WHAT TO DO.
Write out the material exactly, without any of its pictures.
■ ■ ■
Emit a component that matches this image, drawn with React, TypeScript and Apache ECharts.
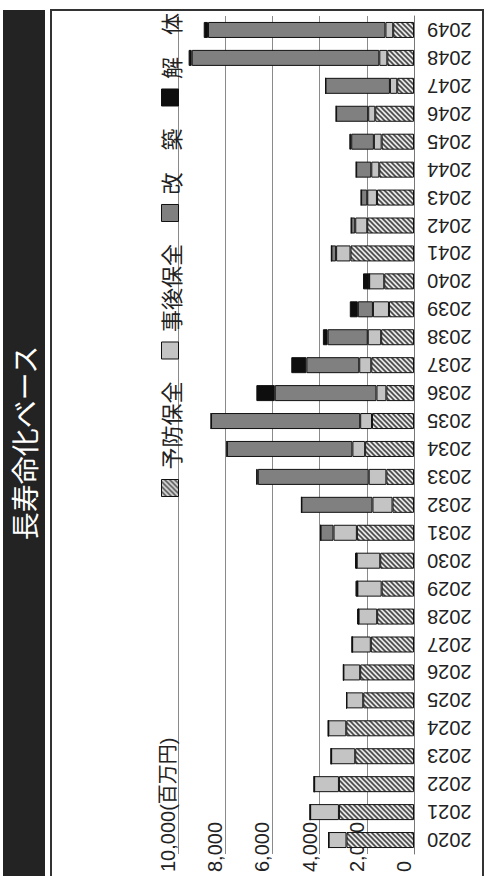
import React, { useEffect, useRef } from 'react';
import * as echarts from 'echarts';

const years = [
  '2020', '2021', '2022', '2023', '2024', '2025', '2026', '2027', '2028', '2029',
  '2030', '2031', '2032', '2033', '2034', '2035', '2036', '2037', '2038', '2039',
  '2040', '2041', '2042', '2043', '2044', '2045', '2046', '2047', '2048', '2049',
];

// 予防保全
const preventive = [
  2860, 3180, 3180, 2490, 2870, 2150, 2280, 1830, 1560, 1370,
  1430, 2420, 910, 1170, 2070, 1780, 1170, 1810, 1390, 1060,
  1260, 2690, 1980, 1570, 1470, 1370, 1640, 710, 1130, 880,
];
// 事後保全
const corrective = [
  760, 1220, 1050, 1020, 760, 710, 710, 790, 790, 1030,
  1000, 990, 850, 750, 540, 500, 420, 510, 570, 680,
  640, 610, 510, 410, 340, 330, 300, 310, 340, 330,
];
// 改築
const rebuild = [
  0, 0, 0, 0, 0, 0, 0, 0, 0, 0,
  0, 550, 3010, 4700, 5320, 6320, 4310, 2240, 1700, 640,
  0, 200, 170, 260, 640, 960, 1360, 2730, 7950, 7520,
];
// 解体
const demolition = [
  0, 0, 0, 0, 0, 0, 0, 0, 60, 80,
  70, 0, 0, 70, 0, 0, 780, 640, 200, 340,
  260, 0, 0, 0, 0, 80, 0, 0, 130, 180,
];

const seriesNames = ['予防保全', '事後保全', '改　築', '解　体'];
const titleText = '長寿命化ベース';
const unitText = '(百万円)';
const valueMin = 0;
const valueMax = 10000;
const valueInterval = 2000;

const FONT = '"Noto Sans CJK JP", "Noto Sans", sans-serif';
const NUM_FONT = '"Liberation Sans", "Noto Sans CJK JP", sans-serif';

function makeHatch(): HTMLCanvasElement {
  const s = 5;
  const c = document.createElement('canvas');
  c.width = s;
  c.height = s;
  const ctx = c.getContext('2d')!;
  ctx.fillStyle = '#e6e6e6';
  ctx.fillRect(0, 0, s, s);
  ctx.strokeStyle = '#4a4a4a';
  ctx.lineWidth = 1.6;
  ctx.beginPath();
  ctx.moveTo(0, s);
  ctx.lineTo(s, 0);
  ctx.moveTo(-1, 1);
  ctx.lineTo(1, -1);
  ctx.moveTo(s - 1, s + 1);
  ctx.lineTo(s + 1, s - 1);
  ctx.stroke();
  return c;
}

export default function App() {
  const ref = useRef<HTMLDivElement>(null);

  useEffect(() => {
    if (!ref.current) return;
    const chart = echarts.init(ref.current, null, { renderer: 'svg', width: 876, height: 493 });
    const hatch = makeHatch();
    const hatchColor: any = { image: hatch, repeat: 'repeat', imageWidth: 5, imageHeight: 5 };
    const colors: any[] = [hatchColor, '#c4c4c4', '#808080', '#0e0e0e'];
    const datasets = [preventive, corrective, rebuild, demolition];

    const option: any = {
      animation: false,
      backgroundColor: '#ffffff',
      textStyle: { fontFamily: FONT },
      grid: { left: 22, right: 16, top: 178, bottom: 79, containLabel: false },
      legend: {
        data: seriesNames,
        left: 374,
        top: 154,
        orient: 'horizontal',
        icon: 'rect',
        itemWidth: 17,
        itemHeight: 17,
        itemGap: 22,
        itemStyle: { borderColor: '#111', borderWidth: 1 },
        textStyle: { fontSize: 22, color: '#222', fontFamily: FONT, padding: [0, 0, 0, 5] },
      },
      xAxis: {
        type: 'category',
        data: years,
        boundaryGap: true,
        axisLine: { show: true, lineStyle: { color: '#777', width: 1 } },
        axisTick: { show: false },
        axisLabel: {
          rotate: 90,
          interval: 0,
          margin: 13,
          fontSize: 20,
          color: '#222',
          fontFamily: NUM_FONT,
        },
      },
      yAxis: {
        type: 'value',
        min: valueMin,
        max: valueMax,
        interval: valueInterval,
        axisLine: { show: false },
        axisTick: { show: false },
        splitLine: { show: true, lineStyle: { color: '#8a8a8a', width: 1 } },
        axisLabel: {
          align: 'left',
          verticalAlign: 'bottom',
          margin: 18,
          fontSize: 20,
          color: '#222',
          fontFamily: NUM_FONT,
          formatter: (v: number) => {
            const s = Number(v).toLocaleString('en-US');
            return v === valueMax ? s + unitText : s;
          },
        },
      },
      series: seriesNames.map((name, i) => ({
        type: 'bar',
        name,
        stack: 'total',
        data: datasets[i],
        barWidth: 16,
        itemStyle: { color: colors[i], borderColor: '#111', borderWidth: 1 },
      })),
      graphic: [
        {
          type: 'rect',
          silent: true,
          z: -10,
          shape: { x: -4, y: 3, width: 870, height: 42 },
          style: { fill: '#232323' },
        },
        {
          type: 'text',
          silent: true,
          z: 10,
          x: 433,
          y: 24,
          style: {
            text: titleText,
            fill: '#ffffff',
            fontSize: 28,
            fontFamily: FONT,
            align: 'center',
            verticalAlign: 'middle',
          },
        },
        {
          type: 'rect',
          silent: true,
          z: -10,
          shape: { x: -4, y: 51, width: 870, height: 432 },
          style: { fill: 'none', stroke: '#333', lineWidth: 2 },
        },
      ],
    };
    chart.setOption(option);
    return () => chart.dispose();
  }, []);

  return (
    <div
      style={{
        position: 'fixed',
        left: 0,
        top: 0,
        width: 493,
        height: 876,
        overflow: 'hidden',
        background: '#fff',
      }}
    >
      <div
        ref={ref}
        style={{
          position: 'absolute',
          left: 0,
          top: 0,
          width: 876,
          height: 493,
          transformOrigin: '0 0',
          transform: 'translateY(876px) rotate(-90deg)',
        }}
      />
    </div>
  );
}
■ ■ ■
COMPLETED TASK.
Emit a component that matches this image, drawn with React, TypeScript and Apache ECharts.
import React, { useEffect, useRef } from 'react';
import * as echarts from 'echarts';

const years = [
  '2020', '2021', '2022', '2023', '2024', '2025', '2026', '2027', '2028', '2029',
  '2030', '2031', '2032', '2033', '2034', '2035', '2036', '2037', '2038', '2039',
  '2040', '2041', '2042', '2043', '2044', '2045', '2046', '2047', '2048', '2049',
];

// 予防保全
const preventive = [
  2860, 3180, 3180, 2490, 2870, 2150, 2280, 1830, 1560, 1370,
  1430, 2420, 910, 1170, 2070, 1780, 1170, 1810, 1390, 1060,
  1260, 2690, 1980, 1570, 1470, 1370, 1640, 710, 1130, 880,
];
// 事後保全
const corrective = [
  760, 1220, 1050, 1020, 760, 710, 710, 790, 790, 1030,
  1000, 990, 850, 750, 540, 500, 420, 510, 570, 680,
  640, 610, 510, 410, 340, 330, 300, 310, 340, 330,
];
// 改築
const rebuild = [
  0, 0, 0, 0, 0, 0, 0, 0, 0, 0,
  0, 550, 3010, 4700, 5320, 6320, 4310, 2240, 1700, 640,
  0, 200, 170, 260, 640, 960, 1360, 2730, 7950, 7520,
];
// 解体
const demolition = [
  0, 0, 0, 0, 0, 0, 0, 0, 60, 80,
  70, 0, 0, 70, 0, 0, 780, 640, 200, 340,
  260, 0, 0, 0, 0, 80, 0, 0, 130, 180,
];

const seriesNames = ['予防保全', '事後保全', '改　築', '解　体'];
const titleText = '長寿命化ベース';
const unitText = '(百万円)';
const valueMin = 0;
const valueMax = 10000;
const valueInterval = 2000;

const FONT = '"Noto Sans CJK JP", "Noto Sans", sans-serif';
const NUM_FONT = '"Liberation Sans", "Noto Sans CJK JP", sans-serif';

function makeHatch(): HTMLCanvasElement {
  const s = 5;
  const c = document.createElement('canvas');
  c.width = s;
  c.height = s;
  const ctx = c.getContext('2d')!;
  ctx.fillStyle = '#e6e6e6';
  ctx.fillRect(0, 0, s, s);
  ctx.strokeStyle = '#4a4a4a';
  ctx.lineWidth = 1.6;
  ctx.beginPath();
  ctx.moveTo(0, s);
  ctx.lineTo(s, 0);
  ctx.moveTo(-1, 1);
  ctx.lineTo(1, -1);
  ctx.moveTo(s - 1, s + 1);
  ctx.lineTo(s + 1, s - 1);
  ctx.stroke();
  return c;
}

export default function App() {
  const ref = useRef<HTMLDivElement>(null);

  useEffect(() => {
    if (!ref.current) return;
    const chart = echarts.init(ref.current, null, { renderer: 'svg', width: 876, height: 493 });
    const hatch = makeHatch();
    const hatchColor: any = { image: hatch, repeat: 'repeat', imageWidth: 5, imageHeight: 5 };
    const colors: any[] = [hatchColor, '#c4c4c4', '#808080', '#0e0e0e'];
    const datasets = [preventive, corrective, rebuild, demolition];

    const option: any = {
      animation: false,
      backgroundColor: '#ffffff',
      textStyle: { fontFamily: FONT },
      grid: { left: 22, right: 16, top: 178, bottom: 79, containLabel: false },
      legend: {
        data: seriesNames,
        left: 374,
        top: 154,
        orient: 'horizontal',
        icon: 'rect',
        itemWidth: 17,
        itemHeight: 17,
        itemGap: 22,
        itemStyle: { borderColor: '#111', borderWidth: 1 },
        textStyle: { fontSize: 22, color: '#222', fontFamily: FONT, padding: [0, 0, 0, 5] },
      },
      xAxis: {
        type: 'category',
        data: years,
        boundaryGap: true,
        axisLine: { show: true, lineStyle: { color: '#777', width: 1 } },
        axisTick: { show: false },
        axisLabel: {
          rotate: 90,
          interval: 0,
          margin: 13,
          fontSize: 20,
          color: '#222',
          fontFamily: NUM_FONT,
        },
      },
      yAxis: {
        type: 'value',
        min: valueMin,
        max: valueMax,
        interval: valueInterval,
        axisLine: { show: false },
        axisTick: { show: false },
        splitLine: { show: true, lineStyle: { color: '#8a8a8a', width: 1 } },
        axisLabel: {
          align: 'left',
          verticalAlign: 'bottom',
          margin: 18,
          fontSize: 20,
          color: '#222',
          fontFamily: NUM_FONT,
          formatter: (v: number) => {
            const s = Number(v).toLocaleString('en-US');
            return v === valueMax ? s + unitText : s;
          },
        },
      },
      series: seriesNames.map((name, i) => ({
        type: 'bar',
        name,
        stack: 'total',
        data: datasets[i],
        barWidth: 16,
        itemStyle: { color: colors[i], borderColor: '#111', borderWidth: 1 },
      })),
      graphic: [
        {
          type: 'rect',
          silent: true,
          z: -10,
          shape: { x: -4, y: 3, width: 870, height: 42 },
          style: { fill: '#232323' },
        },
        {
          type: 'text',
          silent: true,
          z: 10,
          x: 433,
          y: 24,
          style: {
            text: titleText,
            fill: '#ffffff',
            fontSize: 28,
            fontFamily: FONT,
            align: 'center',
            verticalAlign: 'middle',
          },
        },
        {
          type: 'rect',
          silent: true,
          z: -10,
          shape: { x: -4, y: 51, width: 870, height: 432 },
          style: { fill: 'none', stroke: '#333', lineWidth: 2 },
        },
      ],
    };
    chart.setOption(option);
    return () => chart.dispose();
  }, []);

  return (
    <div
      style={{
        position: 'fixed',
        left: 0,
        top: 0,
        width: 493,
        height: 876,
        overflow: 'hidden',
        background: '#fff',
      }}
    >
      <div
        ref={ref}
        style={{
          position: 'absolute',
          left: 0,
          top: 0,
          width: 876,
          height: 493,
          transformOrigin: '0 0',
          transform: 'translateY(876px) rotate(-90deg)',
        }}
      />
    </div>
  );
}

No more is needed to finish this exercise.